Sen. Joe Manchin (D-WV), a member of the Senate Intelligence Committee, said Tuesday that President Donald Trump’s abrupt firing of FBI Director James Comey would not impede that committee’s investigation into potential collusion between Trump associates and Russia.
“I just heard about it walking to the interview with you,” Manchin told CNN’s Wolf Blitzer.
“At first blush I will just tell you, it is not going to impede our investigation in finding out where the Intel Committee basically is going to get its information,” he continued. “We still look forward to Mr. Comey coming before us the same as we do Sally Yates coming before us, so that will not change our investigation, and basically we’ve always said this: We will follow the intel and intel will take us with the facts and that will lead us to the truth.”
Blitzer asked Manchin if Comey’s firing recalled a “Saturday Night Massacre,” a reference to the night then-President Richard Nixon fired the special prosecutor Archibald Cox, who was investigating the Watergate Scandal.
“To call it massacre, I don’t think you can do that,” Manchin said. “To say it was unexpected, absolutely. To say it’s shocking, you betcha.”
He added: “We are looking forward to him coming in very shortly to the Senate Intelligence Committee. We are sure looking forward to that.
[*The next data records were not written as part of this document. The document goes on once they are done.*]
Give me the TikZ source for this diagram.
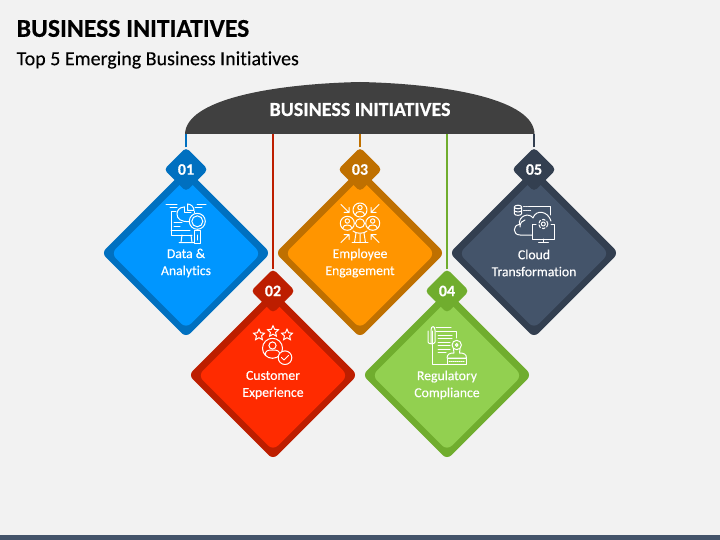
\documentclass[tikz,border=0pt]{standalone}
\usepackage{fontspec}
\setmainfont[Ligatures=NoCommon, FakeBold=0.2, BoldFeatures={FakeBold=0.35}]{Carlito}
\usetikzlibrary{shapes.geometric}
\definecolor{pagebg}{HTML}{F2F2F2}
\definecolor{domegray}{HTML}{404040}
\definecolor{bluedark}{HTML}{0070C0}
\definecolor{bluelight}{HTML}{0096FF}
\definecolor{reddark}{HTML}{BD1E00}
\definecolor{redlight}{HTML}{FF2B00}
\definecolor{orangedark}{HTML}{BF7000}
\definecolor{orangelight}{HTML}{FF9500}
\definecolor{greendark}{HTML}{70AD2E}
\definecolor{greenlight}{HTML}{92D050}
\definecolor{slatedark}{HTML}{333F50}
\definecolor{slatelight}{HTML}{44546A}
\tikzset{
  cardout/.style={diamond, inner sep=0pt, outer sep=0pt, minimum width=169pt, minimum height=169pt, rounded corners=6pt},
  cardin/.style={diamond, inner sep=0pt, outer sep=0pt, minimum width=150pt, minimum height=150pt, rounded corners=7pt},
  tagbox/.style={diamond, inner sep=0pt, outer sep=0pt, minimum width=44pt, minimum height=44pt, rounded corners=4pt, text=white, font=\bfseries\fontsize{16}{18}\selectfont},
  cardlabel/.style={align=center, text=white, inner sep=0pt, font=\fontsize{13.7}{17}\selectfont},
  linkline/.style={line width=2.2pt},
  iconline/.style={draw=white, line width=1pt, line cap=round, line join=round},
  starmark/.style={star, star points=5, star point ratio=2.1, draw=white, line width=1pt, inner sep=0pt, minimum size=11.5pt}
}
\begin{document}
\begin{tikzpicture}[x=1pt, y=-1pt]
        \useasboundingbox (0,0) rectangle (720,540);
        \fill[pagebg] (0,0) rectangle (720,540);
        \fill[slatelight] (0,535) rectangle (720,540);

        \node[anchor=west, inner sep=0pt, font=\bfseries\fontsize{25.7}{28}\selectfont] (title) at (16.5,28.5) {BUSINESS INITIATIVES};
        \node[anchor=west, inner sep=0pt, font=\fontsize{20}{24}\selectfont] (subtitle) at (16.5,60) {Top 5 Emerging Business Initiatives};

        \fill[domegray] (185,134) .. controls (186,100) and (270,84) .. (360,82) .. controls (450,84) and (534,100) .. (534.5,134) -- cycle;
        \node[inner sep=0pt, minimum width=349.5pt, minimum height=52pt, text=white, font=\bfseries\fontsize{20}{24}\selectfont] (dome) at (360,108) {\raisebox{-8pt}[0pt][0pt]{BUSINESS INITIATIVES}};

        \node[cardout, fill=bluedark] (card1) at (186,253) {};
        \node[cardin, fill=bluelight] (inner1) at (186,253.5) {};
        \node[tagbox, fill=bluedark] (tag1) at (186,169.5) {01};
        \node[cardout, fill=orangedark] (card3) at (360,253) {};
        \node[cardin, fill=orangelight] (inner3) at (360,253.5) {};
        \node[tagbox, fill=orangedark] (tag3) at (360,169.5) {03};
        \node[cardout, fill=slatedark] (card5) at (534,253) {};
        \node[cardin, fill=slatelight] (inner5) at (534,253.5) {};
        \node[tagbox, fill=slatedark] (tag5) at (534,169.5) {05};
        \node[cardout, fill=reddark] (card2) at (273,375) {};
        \node[cardin, fill=redlight] (inner2) at (273,375.5) {};
        \node[tagbox, fill=reddark] (tag2) at (273,291) {02};
        \node[cardout, fill=greendark] (card4) at (447,375) {};
        \node[cardin, fill=greenlight] (inner4) at (447,375.5) {};
        \node[tagbox, fill=greendark] (tag4) at (447,291) {04};

        \draw[linkline, bluedark] (tag1.north) -- (tag1.north |- dome.south);
        \draw[linkline, reddark] (tag2.north) -- (tag2.north |- dome.south);
        \draw[linkline, orangedark] (tag3.north) -- (tag3.north |- dome.south);
        \draw[linkline, greendark] (tag4.north) -- (tag4.north |- dome.south);
        \draw[linkline, slatedark] (tag5.north) -- (tag5.north |- dome.south);

        \node[cardlabel] (label1) at (186,263) {Data \&\\Analytics};
        \node[cardlabel] (label2) at (273,385) {Customer\\Experience};
        \node[cardlabel] (label3) at (360,263) {Employee\\Engagement};
        \node[cardlabel] (label4) at (447,385) {Regulatory\\Compliance};
        \node[cardlabel] (label5) at (534,263) {Cloud\\Transformation};

        \draw[iconline] (166,205) -- (177,205) (170,208) -- (177,208);
        \draw[iconline] (195,208) -- (202,208) (197,205) -- (206,205);
        \draw[iconline] (176,211.5) -- (171,211.5) -- (171,235) -- (192,235);
        \draw[iconline] (194,211.5) -- (194,213);
        \draw[iconline] (171,231) -- (190,231);
        \draw[iconline] (174,223) -- (182,223) (174,226.5) -- (180,226.5);
        \draw[iconline] (182,235) -- (181,242.5) (191,235) -- (192,242.5) (179,242.5) -- (194,242.5);
        \draw[iconline] (187.5,204) -- (187.5,210.5) -- (194,210.5) .. controls (194,207) and (191,204) .. (187.5,204);
        \draw[iconline] (184.5,207) .. controls (179,207) and (177,211) .. (177,214) .. controls (177,219) and (181,222) .. (189,221.5);
        \draw[iconline] (184.5,207) -- (184.5,213) -- (191,213);
        \fill[bluelight] (197.3,221.3) circle (8pt);
        \draw[iconline] (197.3,221.3) circle (8pt);
        \draw[iconline] (197.3,221.3) circle (5.5pt);
        \draw[iconline] (194.5,231) rectangle (200,243);
        \draw[iconline] (197.2,235) -- (197.2,240);

        \node[starmark] (star1) at (259,335) {};
        \node[starmark] (star2) at (273,331.5) {};
        \node[starmark] (star3) at (287,335) {};
        \draw[iconline] (272.5,348.3) circle (10pt);
        \draw[iconline] (272.5,345.5) circle (3.6pt);
        \draw[iconline] (265.5,355) .. controls (265,350.5) and (268,350) .. (272.5,350) .. controls (277,350) and (280,350.5) .. (279.5,355);
        \fill[redlight] (285,357.7) circle (7pt);
        \draw[iconline] (285,357.7) circle (6.8pt);
        \draw[iconline] (281.5,357.5) -- (284,360) -- (288.5,355.5);

        \draw[iconline] (360,210) circle (7pt);
        \draw[iconline] (347.3,223.3) circle (7pt);
        \draw[iconline] (372.7,223.3) circle (7pt);
        \draw[iconline] (360,223.3) circle (4.5pt);
        \draw[iconline] (360,207.5) circle (2.2pt);
        \draw[iconline] (355.5,214.5) .. controls (355.5,210.5) and (364.5,210.5) .. (364.5,214.5);
        \draw[iconline] (347.3,221) circle (2.2pt);
        \draw[iconline] (342.8,228) .. controls (342.8,224) and (351.8,224) .. (351.8,228);
        \draw[iconline] (372.7,221) circle (2.2pt);
        \draw[iconline] (368.2,228) .. controls (368.2,224) and (377.2,224) .. (377.2,228);
        \draw[iconline] (341,204.5) -- (349,212.5) (349,207.5) -- (349,212.5) -- (344,212.5);
        \draw[iconline] (379,204.5) -- (371,212.5) (371,207.5) -- (371,212.5) -- (376,212.5);
        \draw[iconline] (341,242.5) -- (349,234.5) (349,239.5) -- (349,234.5) -- (344,234.5);
        \draw[iconline] (379,242.5) -- (371,234.5) (371,239.5) -- (371,234.5) -- (376,234.5);
        \draw[iconline] (352,242.7) -- (368,242.7);
        \draw[iconline] (353,231) .. controls (356,234) and (364,234) .. (367,231);
        \draw[iconline] (354.5,242.7) -- (356,233) (365.5,242.7) -- (364,233) (360,242.7) -- (360,234);

        \draw[iconline] (432,331) -- (432,364) -- (462,364);
        \draw[iconline] (436,327.5) -- (451,327.5) (436,331) -- (456,331) -- (456,338);
        \draw[iconline] (431,343) -- (431,330) .. controls (431,325.5) and (435,325.5) .. (435,330) -- (435,342) .. controls (435,344.5) and (428,344.5) .. (428,342) -- (428,331);
        \draw[iconline] (438,335) -- (452,335) (438,338.5) -- (452,338.5) (438,342) -- (450,342) (438,345.5) -- (450,345.5) (438,349) -- (450,349) (438,352.5) -- (446,352.5);
        \draw[iconline] (456.7,345) circle (4.7pt);
        \draw[iconline] (456.7,345) circle (1.4pt);
        \fill[greenlight] (446.8,355.8) rectangle (466.6,364);
        \draw[iconline] (453.5,349) -- (454,353) .. controls (450,353) and (447,354) .. (447,358) -- (466.5,358) .. controls (466.5,354) and (463.5,353) .. (459.5,353) -- (460,349);
        \draw[iconline] (447,358) rectangle (466.5,364);
        \draw[iconline, densely dotted] (449,361) -- (465,361);

        \draw[iconline] (518,207) ellipse (3.7pt and 1.8pt);
        \draw[iconline] (514.3,207) -- (514.3,213.5) .. controls (514.3,216) and (521.7,216) .. (521.7,213.5) -- (521.7,207);
        \draw[iconline] (514.3,210.3) .. controls (514.3,212.5) and (521.7,212.5) .. (521.7,210.3);
        \draw[iconline, densely dotted] (523.5,207) -- (529,207);
        \draw[iconline] (529,207) -- (550,207) -- (550,215);
        \draw[iconline, densely dotted] (523.5,210.7) -- (531,210.7);
        \draw[iconline] (532,235) -- (520,235) .. controls (512.5,235) and (512.5,225) .. (519.5,224.5) .. controls (518,216) and (529,212) .. (533,218) .. controls (536,209) and (548,211) .. (551,221);
        \draw[iconline] (520,227) .. controls (520,222.5) and (522,221) .. (525,220);
        \fill[slatelight] (533,224.5) rectangle (554,239);
        \draw[iconline] (536,224.5) -- (532.7,224.5) -- (532.7,239) -- (554,239) -- (554,224.5) -- (551,224.5);
        \draw[iconline] (543.3,239) -- (543.3,242.7) (538.5,242.7) -- (548.3,242.7);
        \draw[iconline, densely dashed] (543.3,224) circle (4.6pt);
        \draw[iconline] (543.3,224) circle (2pt);
\end{tikzpicture}
\end{document}
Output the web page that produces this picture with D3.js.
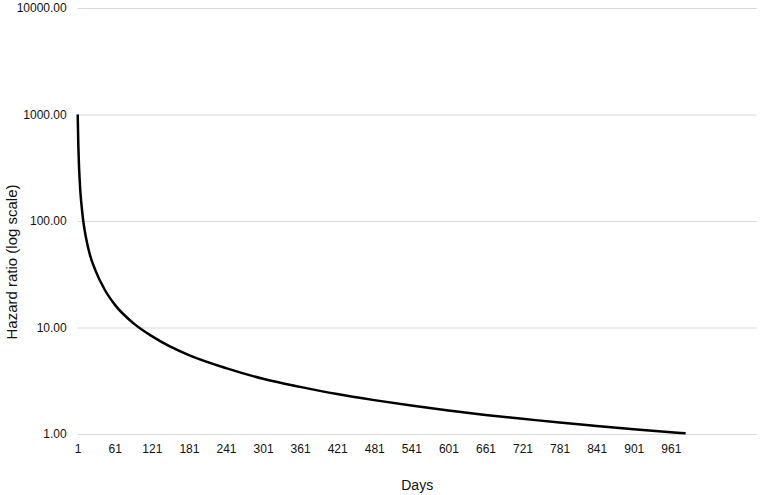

Maybe with more anticipation than before.”
In an interview with Fox News, Manchin said “the only thing I am hopeful for right now is whoever the President recommends for confirmation, advise and consent from the Senate, it’s someone that we can all gather around, it’s someone that we have confidence in and it can be overwhelmingly bipartisan.”
“I am hoping the 51 vote nuclear option is nowhere even needed because there is somebody so well-respected and well-qualified to take that position,” he said.